Tacoronte-Acentejo DOP
- Tacoronte-Acentejo DOP in the province of Santa Cruz de Tenerife in the region of the Canary Islands
- Official name: D.O.P. Tacoronte-Acentejo
- Type: Denominación de Origen Protegida (DOP)
- Year established: 1992
- Country: Spain
- No. of vineyards: 1,017 hectares (2,513 acres)
- No. of wineries: 31
- Wine produced: 6,501 hectolitres
- Comments: Data for 2016 / 2017

= Tacoronte-Acentejo =

Tacoronte-Acentejo is a Spanish Denominación de Origen Protegida (DOP) for wines located in the Anaga Peninsula on the northeastern coast of the island of Tenerife (Canary Islands, Spain). It was the first region in the Canary Islands to acquire DO status, in 1992. It covers the municipalities of Santa Cruz de Tenerife, San Cristóbal de La Laguna, El Rosario, Tegueste, Tacoronte, El Sauzal, La Matanza de Acentejo, La Victoria de Acentejo and Santa Úrsula.

Covering around 1,000 ha, it is the largest DOP on Tenerife and represents 40% of the total cultivated land area and 20% of the vineyards of the island.

==Geography==
The vineyards are located at elevations of between 100 m and 1,000 m above sea level. They are planted on terraces on very steep hillsides facing north and looking over the sea.

==Soils==
The vines are planted in very fertile soil which is reddish. The soil is poor in carbonates but rich in organic matter and minerals, especially nitrogen, potassium and phosphorus. The subsoil is volcanic in origin.

==Climate==
The Atlantic Ocean provides a humid climate with mild temperatures and frequent mists. It is basically a Mediterranean climate influenced by the orientation of the island and the steel slopes, which gives rise to a great variety of microclimates. The prevailing trade winds are mild and humid.

Frost is unknown on the island, but hail, strong winds and occasional heatwaves represent risks for grape-growers.

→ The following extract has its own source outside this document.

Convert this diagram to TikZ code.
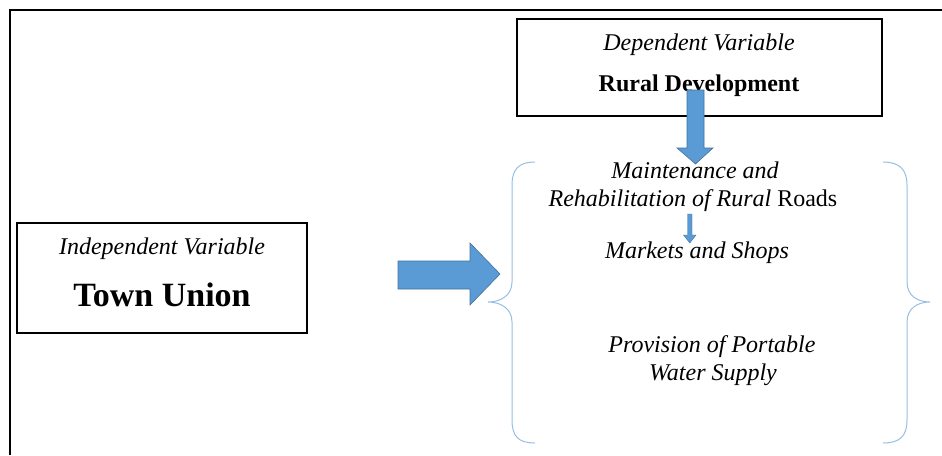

==Authorised Grape Varieties==
The authorised grape varieties are:
- Red: Listán Negro, Negramoll, Malvasía Rosada, Castellana Negra, Moscatel Negro, Cabernet Sauvignon, Merlot, Pinot Noir, Ruby Cabernet, Syrah, Tempranillo, Bastardo Tinto, Listán Prieto, Vijariego Negro
- White: Gual, Malvasía Volcánica, Malvasía Aromática, Doradilla, Bermejuela, Verdello, Moscatel de Alejandría, Vijariego, Forastera Blanca, Albillo, Sabro, Listán Blanco, Pedro Ximénez, Torrontés, Bastardo Blanco, Breval, Burrablanca

Traditionally the vines were planted as low bushes (en vaso) though newly planted vineyards tend to be on trellises (en espaldera). The maximum authorized planting density is 3,000 vines/ha. In practice, the yield is significantly lower than the authorised maximum.